Histoire et société

Dieu me pardonne c'est son métier

Les nombreux résultats de la frappe de l’Iran contre les forces américaines au Qatar

La frappe de représailles de l’Iran sur la base aérienne d’Al Udeid, très calibrée et limitée, soulève néanmoins des questions urgentes sur la dissuasion américaine. Si l’on considère ce que l’action américaine a provoqué, il est clair que la guerre est là avec son brouillard habituel. A priori, il y a probablement à travers la négociation avec la Russie et la Chine (ces deux pays refusent d’y faire allusion et restent au niveau des organisations internationales) une tentative de maitrise ici et sur Ormuz qui prend acte sans capitulation de la supériorité des Etats-Unis. Mais comme le signale l’article ci-dessous, les liens directs entre vassaux des USA se multiplient ici comme entre le Japon et la Corée du sud pour tenter de construire des espaces autonomes revendiquant de fait la neutralité. Après la débâcle des négociations de Genève, l’Europe n’a plus de place entre l’engagement atlantiste des Allemands et des Britanniques, les divisions polonaises et les errances de Macron. Mais la vraie inconnue reste les buts réels des Etats-Unis sous la pression en particulier d’Israël et des Britanniques qui en sont au changement de régime dans une situation politique partout d’équilibre instable de cet espace qui tente de se constituer en prenant ses distances avec les bellicistes qui sont à l’œuvre et ne s’arrêteront pas, ce qui doit nous aider à mesurer à quel point la guerre y compris mondiale est une option qui doit être envisagée. (note et traduction de Danielle Bleitrach)
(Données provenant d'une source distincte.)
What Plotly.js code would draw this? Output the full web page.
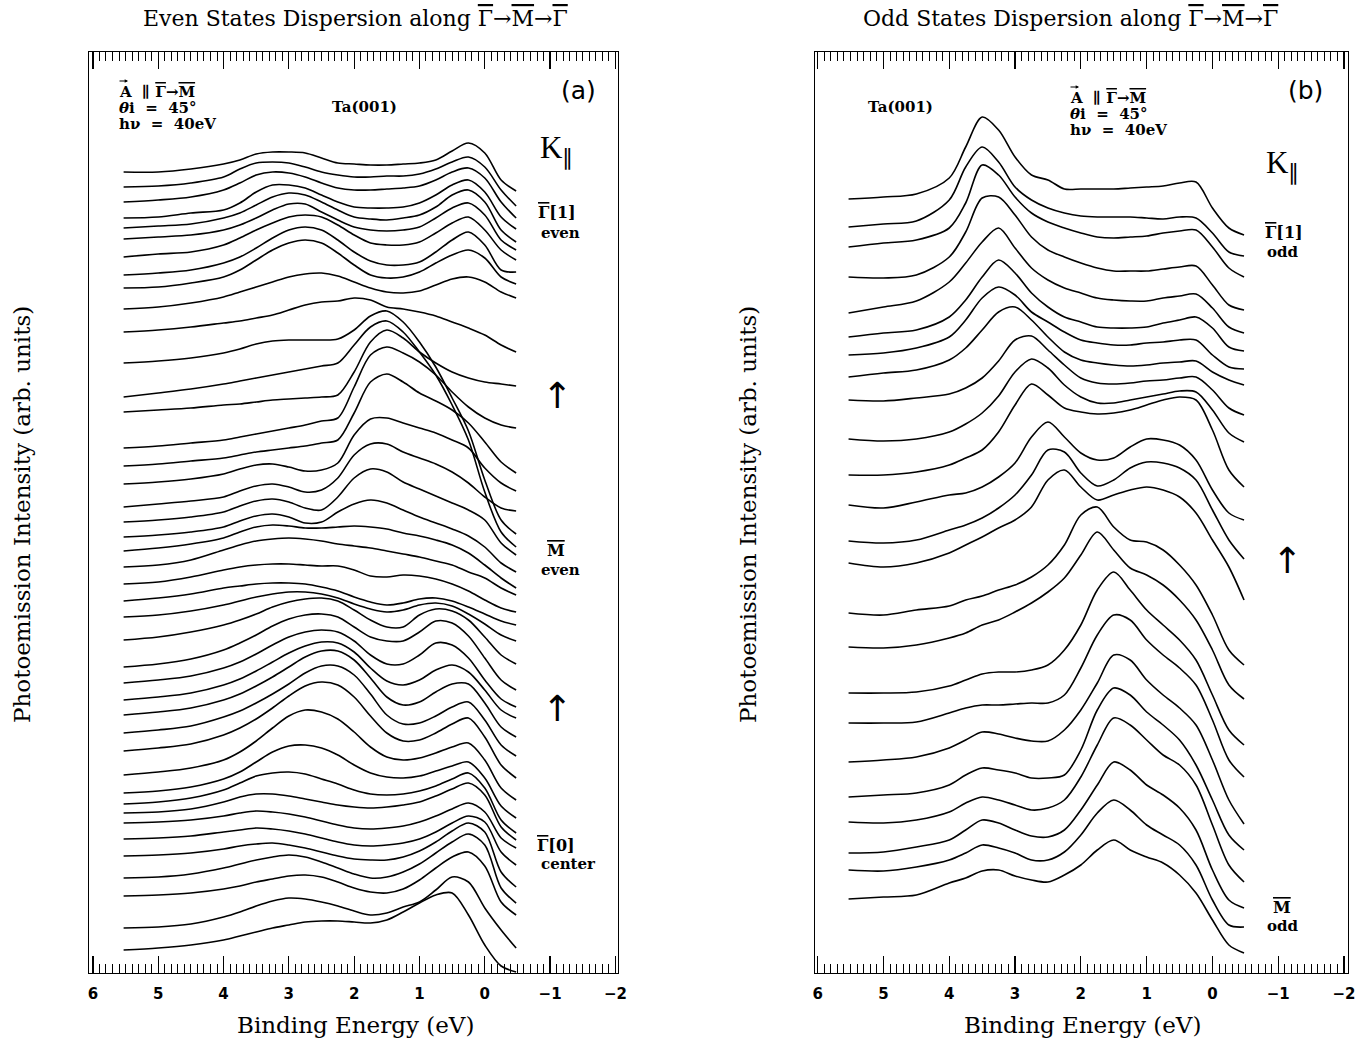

par Naina Sharma 24 juin 2025

Vue aérienne des forces américaines à la base aérienne d’Al Udeid (AB), dans la province d’Al Rayyan, au Qatar. L’Iran a bombardé la base le 23 juin. Image : Armée de l’air américaine

Le 23 juin 2025, l’Iran a lancé une salve de missiles sur la base aérienne d’Al Udeid au Qatar, la plus grande installation militaire américaine dans la région. La frappe, qui aurait été nommée Opération Bacharat al-Fath (« Bonne nouvelle »), était une représaille directe de l’Iran aux frappes aériennes du président américain Donald Trump sur trois sites nucléaires iraniens quelques jours plus tôt.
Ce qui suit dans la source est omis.